本研究根據石化產業中工程經驗參考檔案開發三種啟發式演算法產生可行的化工廠生產排程，工程經驗參考檔案記錄石化工廠的生產特性與限制，而熔融指數在化工廠中表示加工時的流動性，因此熔融指數在化工廠排程中為主要參考的項目，在考慮化工廠目標以及限制的情況下，有三個關鍵生產議題為滿足客戶交期需求, 減少產能損失，增加生產良率。接著制訂四種石化工業保養策略，模擬隨機故障發生並使用三種啟發式演算法重排排程，目標為考慮保養維修成本，與產能損失下最小化總成本，並維持產線生產穩定(與換線換模次數有關)，最終根據此多目標問題給出預防維修保養與使用的啟發式演算法建議。
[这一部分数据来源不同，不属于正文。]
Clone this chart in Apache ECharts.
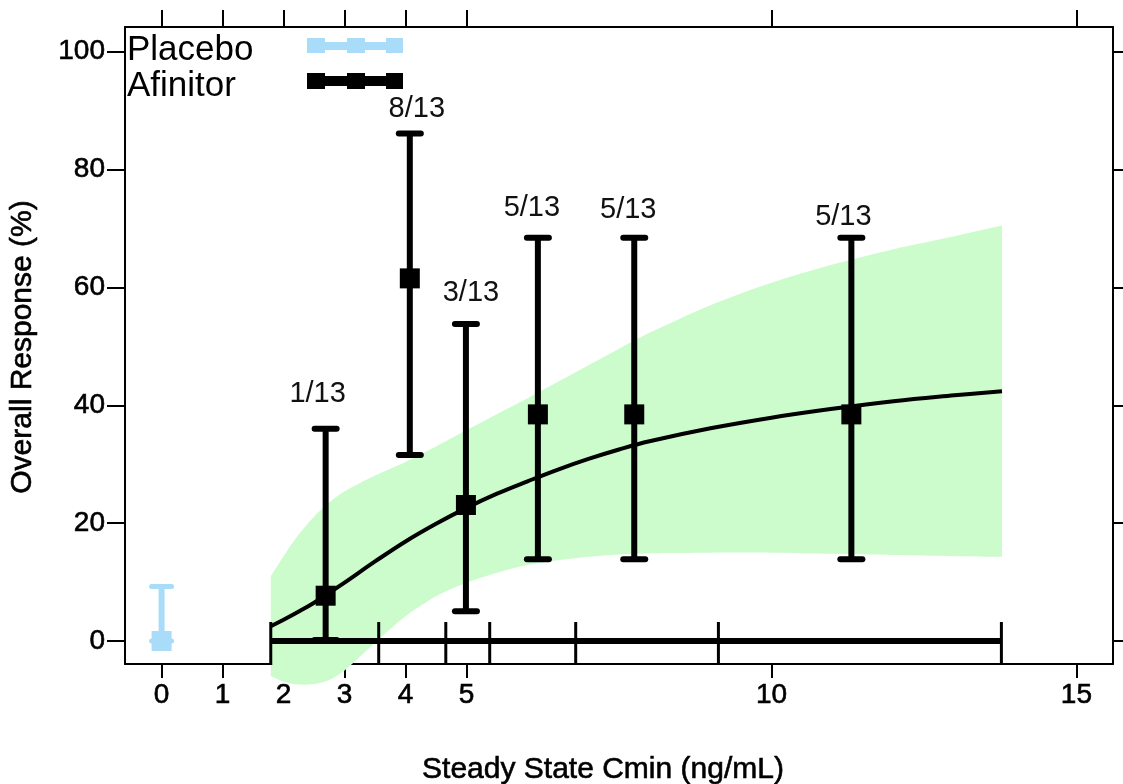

Petrochemical industry refers to the industry that uses petroleum or natural gas as the main raw materials, chemical reaction, to process and produce a variety of chemical products through chemical reactions and belongs to the continuous production. In the petrochemical industry, there are many chemical characteristics and special production constraints that affect the performance and feasibility of production scheduling. In addition, the maintenance strategy in the petrochemical industry is once a year and the company decides to carry out maintenance at the end of the year, if the production line suddenly stops, the reactive maintenance (RM) will be carried out at the other time. However, after the maintenance or RM is completed, the schedule is required to be reschedule. Therefore, this study aims to find preventive maintenance (PM) plan for the petrochemical industry and propose scheduling algorithms to generate the feasible schedule based on engineering experience reference files which records the production characteristics and constraints of petrochemical plants. Melt Flow Index (MFI) represents fluidity which the main reference item in petrochemical factory scheduling. There are three critical production issues, meet customer delivery requirements, reduce capacity loss, and increase production yields. Then formulate four maintenance strategies, simulate the occurrence of random failures and use three heuristic algorithms to reschedule. The goal is to minimize the total cost (i.e. PM cost, RM cost, and cost of capacity loss) and maintain the stability of the production line (depending on the transitional products). Finally, recommend the combination of PM strategy and proposed heuristic algorithm based on this multi-objective problem.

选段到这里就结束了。